Exercise details: Begin with the first line below and retype each line exactly through the line containing "const sampleTrendEnd = [16, 650];". Any pictures are to be left out.
═══
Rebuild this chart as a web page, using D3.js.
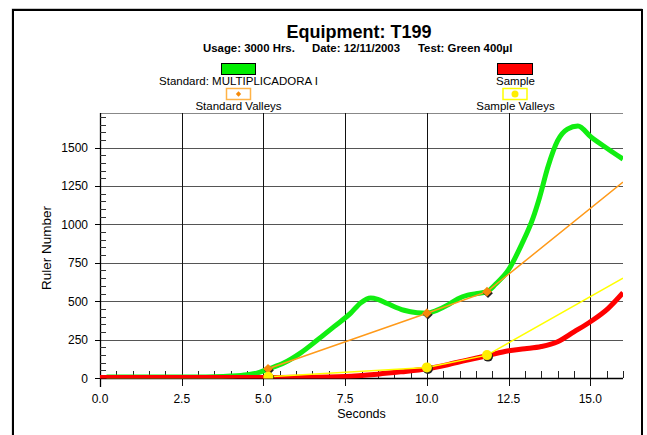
<!DOCTYPE html>
<html><head><meta charset="utf-8">
<script src="https://cdn.jsdelivr.net/npm/d3@7"></script>
<style>body{margin:0;background:#fff}svg{display:block;font-family:"Liberation Sans",Arial,sans-serif}</style>
</head><body><svg id="c" width="647" height="435"></svg>
<script>
// ---- data ----
const title = "Equipment: T199";
const subtitleParts = ["Usage: 3000 Hrs.", "Date: 12/11/2003", "Test: Green 400µl"];
const xTicks = [0, 2.5, 5, 7.5, 10, 12.5, 15];
const yTicks = [0, 250, 500, 750, 1000, 1250, 1500];
const standardX = [0.2,1,2,3,3.5,4,4.5,4.8,5.14,5.62,6.13,6.65,7.15,7.67,7.98,8.28,8.5,8.79,9.3,9.7,10,10.3,10.63,10.94,11.25,11.5,11.84,12.1,12.5,12.9,13.24,13.45,13.7,14,14.3,14.62,15.03,15.54,16];
const standardY = [7,7,6,6,8,13,22,32,58,97,162,247,333,422,490,521,512,485,441,425,422,440,474,515,539,548,562,610,705,870,1037,1177,1372,1545,1620,1640,1567,1491,1425];
const sampleX = [0,2.5,5,5.5,6.13,7.5,8.5,9.2,10,10.6,11.2,11.84,12.5,13,13.5,14,14.5,15,15.54,16];
const sampleY = [3,3,3,4,5,10,25,40,60,85,115,145,177,190,205,236,300,366,452,555];
const standardValleyX = [5.14, 10.0, 11.84];
const standardValleyY = [60, 422, 562];
const standardTrendEnd = [16, 1275];
const sampleValleyX = [5.15, 10.0, 11.84];
const sampleValleyY = [8, 69, 149];
const sampleTrendEnd = [16, 650];

const svg = d3.select("#c");
const W = 647, H = 435;
const m = {l:100, r:623, t:113, b:378};
const x = d3.scaleLinear().domain([0,16]).range([m.l, m.r]);
const y = d3.scaleLinear().domain([0,1725]).range([m.b, m.t]);

// outer frame
svg.append("path").attr("d",`M12,${H+5}V8.5H642V${H+5}`).attr("fill","none").attr("stroke","#c8c8c8").attr("stroke-width",1);
svg.append("path").attr("d",`M13,${H+5}V10H642V${H+5}`).attr("fill","none").attr("stroke","#000").attr("stroke-width",2);

// title
svg.append("text").attr("x",359).attr("y",38).attr("text-anchor","middle").attr("font-size",18).attr("font-weight","bold").text(title);
const subX = [203, 312, 418];
subtitleParts.forEach((s,i)=>svg.append("text").attr("x",subX[i]).attr("y",52).attr("font-size",11.4).attr("font-weight","bold").text(s));

// legend
function legText(t,cx,yy){svg.append("text").attr("x",cx).attr("y",yy).attr("text-anchor","middle").attr("font-size",11.5).text(t);}
svg.append("rect").attr("x",221.5).attr("y",63.5).attr("width",34).attr("height",11).attr("fill","#00ee00").attr("stroke","#000");
legText("Standard: MULTIPLICADORA I",238.5,85);
svg.append("rect").attr("x",226.5).attr("y",88.5).attr("width",24).attr("height",11).attr("fill","#fff").attr("stroke","#ffb347").attr("stroke-width",1.5);
svg.append("path").attr("d",d3.symbol(d3.symbolDiamond2,18)()).attr("transform","translate(238.5,94)").attr("fill","#f58a0a");
legText("Standard Valleys",238.5,110);
svg.append("rect").attr("x",497.5).attr("y",63.5).attr("width",35).attr("height",11).attr("fill","#ff0000").attr("stroke","#000");
legText("Sample",515.5,85);
svg.append("rect").attr("x",503).attr("y",88.5).attr("width",24).attr("height",11).attr("fill","#fff").attr("stroke","#ffff00").attr("stroke-width",1.5);
svg.append("circle").attr("cx",515).attr("cy",94).attr("r",3.5).attr("fill","#ffee00");
legText("Sample Valleys",515.5,110);

// grid
const g = svg.append("g");
yTicks.filter(v=>v>0).forEach(v=>g.append("line").attr("x1",m.l).attr("x2",m.r).attr("y1",Math.round(y(v))+0.5).attr("y2",Math.round(y(v))+0.5).attr("stroke","#555"));
g.append("line").attr("x1",m.l).attr("x2",m.r).attr("y1",m.t+0.5).attr("y2",m.t+0.5).attr("stroke","#888");
xTicks.filter(v=>v>0).forEach(v=>g.append("line").attr("x1",Math.round(x(v))+0.5).attr("x2",Math.round(x(v))+0.5).attr("y1",m.t).attr("y2",m.b+8).attr("stroke","#111"));

// axes lines
g.append("line").attr("x1",m.l+0.5).attr("x2",m.l+0.5).attr("y1",m.t).attr("y2",m.b+9).attr("stroke","#000").attr("stroke-width",1.3);
g.append("line").attr("x1",m.l).attr("x2",m.r).attr("y1",m.b+0.5).attr("y2",m.b+0.5).attr("stroke","#000").attr("stroke-width",1.3);
// minor ticks
d3.range(0,1725,50).forEach(v=>{ if(v%250!==0) g.append("line").attr("x1",m.l).attr("x2",m.l+6).attr("y1",Math.round(y(v))+0.5).attr("y2",Math.round(y(v))+0.5).attr("stroke","#333");});
d3.range(0.5,16.01,0.5).forEach(v=>{ if(Math.abs(v/2.5-Math.round(v/2.5))>1e-6) g.append("line").attr("x1",Math.round(x(v))+0.5).attr("x2",Math.round(x(v))+0.5).attr("y1",m.b-7).attr("y2",m.b).attr("stroke","#222");});
// y tick marks & labels
yTicks.forEach(v=>{
  g.append("line").attr("x1",m.l-5).attr("x2",m.l).attr("y1",Math.round(y(v))+0.5).attr("y2",Math.round(y(v))+0.5).attr("stroke","#000");
  g.append("text").attr("x",88).attr("y",y(v)+4.5).attr("text-anchor","end").attr("font-size",12).text(v);
});
xTicks.forEach(v=>g.append("text").attr("x",x(v)).attr("y",403).attr("text-anchor","middle").attr("font-size",12).text(v.toFixed(1)));
svg.append("text").attr("x",(m.l+m.r)/2).attr("y",418).attr("text-anchor","middle").attr("font-size",12.5).text("Seconds");
svg.append("text").attr("transform","translate(51,248) rotate(-90)").attr("text-anchor","middle").attr("font-size",13.5).text("Ruler Number");

// clip
svg.append("clipPath").attr("id","clip").append("rect").attr("x",m.l).attr("y",m.t-10).attr("width",m.r-m.l).attr("height",m.b-m.t+10.5);
const p = svg.append("g").attr("clip-path","url(#clip)");
const line = d3.line().x(d=>x(d[0])).y(d=>y(d[1])).curve(d3.curveMonotoneX);
const straight = d3.line().x(d=>x(d[0])).y(d=>y(d[1]));
const std = standardX.map((v,i)=>[v,standardY[i]]);
const smp = sampleX.map((v,i)=>[v,sampleY[i]]);
p.append("path").attr("d",line(std)).attr("fill","none").attr("stroke","#11ee11").attr("stroke-width",5).attr("stroke-linejoin","round");
p.append("path").attr("d",line(smp)).attr("fill","none").attr("stroke","#ff0000").attr("stroke-width",5).attr("stroke-linejoin","round");
const sv = standardValleyX.map((v,i)=>[v,standardValleyY[i]]);
const yv = sampleValleyX.map((v,i)=>[v,sampleValleyY[i]]);
p.append("path").attr("d",straight(sv.concat([standardTrendEnd]))).attr("fill","none").attr("stroke","#ff9a1a").attr("stroke-width",1.5);
p.append("path").attr("d",straight(yv.concat([sampleTrendEnd]))).attr("fill","none").attr("stroke","#ffff00").attr("stroke-width",1.5);
// markers
const dia = d3.symbol(d3.symbolDiamond2, 60)();
sv.forEach(d=>{
  p.append("path").attr("d",dia).attr("transform",`translate(${x(d[0])+1},${y(d[1])+1.5})`).attr("fill","#222");
  p.append("path").attr("d",dia).attr("transform",`translate(${x(d[0])},${y(d[1])})`).attr("fill","#f7890c");
});
yv.forEach(d=>{
  p.append("circle").attr("cx",x(d[0])+1).attr("cy",y(d[1])+1.5).attr("r",5).attr("fill","#222");
  p.append("circle").attr("cx",x(d[0])).attr("cy",y(d[1])).attr("r",5).attr("fill","#ffee00");
});
</script></body></html>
═══
Result for this exercise:
Rebuild this chart as a web page, using D3.js.
<!DOCTYPE html>
<html><head><meta charset="utf-8">
<script src="https://cdn.jsdelivr.net/npm/d3@7"></script>
<style>body{margin:0;background:#fff}svg{display:block;font-family:"Liberation Sans",Arial,sans-serif}</style>
</head><body><svg id="c" width="647" height="435"></svg>
<script>
// ---- data ----
const title = "Equipment: T199";
const subtitleParts = ["Usage: 3000 Hrs.", "Date: 12/11/2003", "Test: Green 400µl"];
const xTicks = [0, 2.5, 5, 7.5, 10, 12.5, 15];
const yTicks = [0, 250, 500, 750, 1000, 1250, 1500];
const standardX = [0.2,1,2,3,3.5,4,4.5,4.8,5.14,5.62,6.13,6.65,7.15,7.67,7.98,8.28,8.5,8.79,9.3,9.7,10,10.3,10.63,10.94,11.25,11.5,11.84,12.1,12.5,12.9,13.24,13.45,13.7,14,14.3,14.62,15.03,15.54,16];
const standardY = [7,7,6,6,8,13,22,32,58,97,162,247,333,422,490,521,512,485,441,425,422,440,474,515,539,548,562,610,705,870,1037,1177,1372,1545,1620,1640,1567,1491,1425];
const sampleX = [0,2.5,5,5.5,6.13,7.5,8.5,9.2,10,10.6,11.2,11.84,12.5,13,13.5,14,14.5,15,15.54,16];
const sampleY = [3,3,3,4,5,10,25,40,60,85,115,145,177,190,205,236,300,366,452,555];
const standardValleyX = [5.14, 10.0, 11.84];
const standardValleyY = [60, 422, 562];
const standardTrendEnd = [16, 1275];
const sampleValleyX = [5.15, 10.0, 11.84];
const sampleValleyY = [8, 69, 149];
const sampleTrendEnd = [16, 650];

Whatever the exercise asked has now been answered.